- Born: 11 September 1838
- Died: 17 November 1896 (aged 58)
- Occupation: Engineer

= Belfort Roxo =

Raimundo Teixeira Belfort Roxo, better known as Belfort Roxo (São Luís do Maranhão, 11 September 1838 — Rio de Janeiro, 17 November 1896), was a Brazilian engineer. He was the son of José Rodrigues Roxo and Maria Rita Teixeira Vieira Belfort.

Belfort Roxo was General Inspector of Works of Rio de Janeiro. Along with fellow engineer Paulo de Frontin, Belfort Roxo solved the problem of water shortage suffered by the people of Rio de Janeiro in 1889.

Belfort Roxo expanded the modernization of the port of Sao Luis, Maranhao, and oversaw the construction of the Minas Gerais - Rio de Janeiro Railroad. He was also the director of the Inspector General of Public Works of Rio de Janeiro.

==Education==
Belfort Roxo earned a Bachelor of Physical and Mathematical Sciences degree at the Central School of Rio de Janeiro, later called the Polytechnic School of Rio de Janeiro. Along with Paulo de Frontin and Pereira Passos, he was sent by D. Pedro II in Europe, to study there. He graduated from the Institute of Civil Engineers in London and the School of Bridges and Sidewalks in Paris.

==Tributes==
In 1888 the region of Baixada Fluminense suffered a major drought.

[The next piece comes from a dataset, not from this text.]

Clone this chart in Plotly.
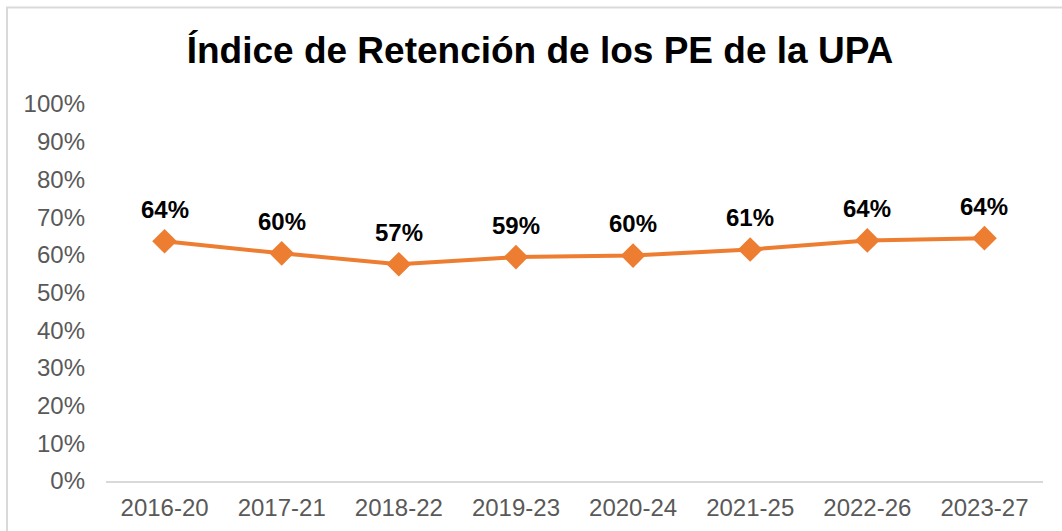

The city instituted a plan contrived by Paulo de Frontin and Belfort Roxo that involved the transportation of 15 million liters of water to the city of Corte over the course of 6 days. At some point after his death and in tribute for his services in alleviating the drought, his name was given to a sugar plantation around which Nova Iguaçu later grew and enveloped. On 3 April 1990 the city of Belford Roxo was created out of Nova Iguaçu.

In the Copacabana neighborhood of Rio de Janeiro, Belfort Roxo's name was also given to a street.